While I have painted a story about mortality and decay, I must emphasize that this is a film that fully embodies its title. Haneke’s film says that love reaches beyond platitudes, song and passion, well into the unknown and emphasizes “for worse”, whatever that might be. It is at times unbearably painful. Those who only fathom true cinematic romance in vampire movies and that “notebook” will not be prepared for what lies beyond fantasy and the promise of eternal youth, and posits that only the eternal aspect of love survives, long after the point of no return.

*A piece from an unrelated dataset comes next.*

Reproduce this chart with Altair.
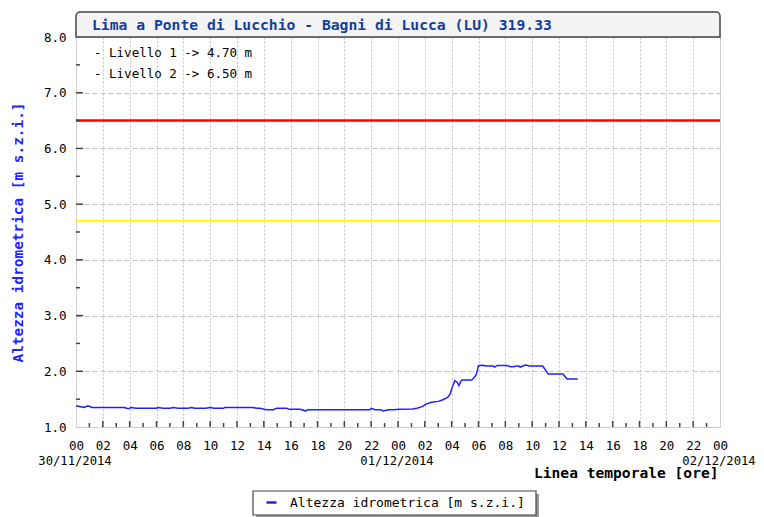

Amour won the coveted Palme d’Or at this year’s Cannes Film Festival. It has been a sensation at film festivals the world over and is the Austrian entry for Best Foreign Language Film at this year’s Academy Awards (which I predict it will likely win, or be at least nominated). I would argue that all three performers – Trintignant, Riva and Huppert – also deserve nominations for their challenging work. Amour has been opening slowly throughout Europe, and is set for limited release in North America on December 19, 2012. It will be one of the most haunting films on pure, unadulterated love you will ever see.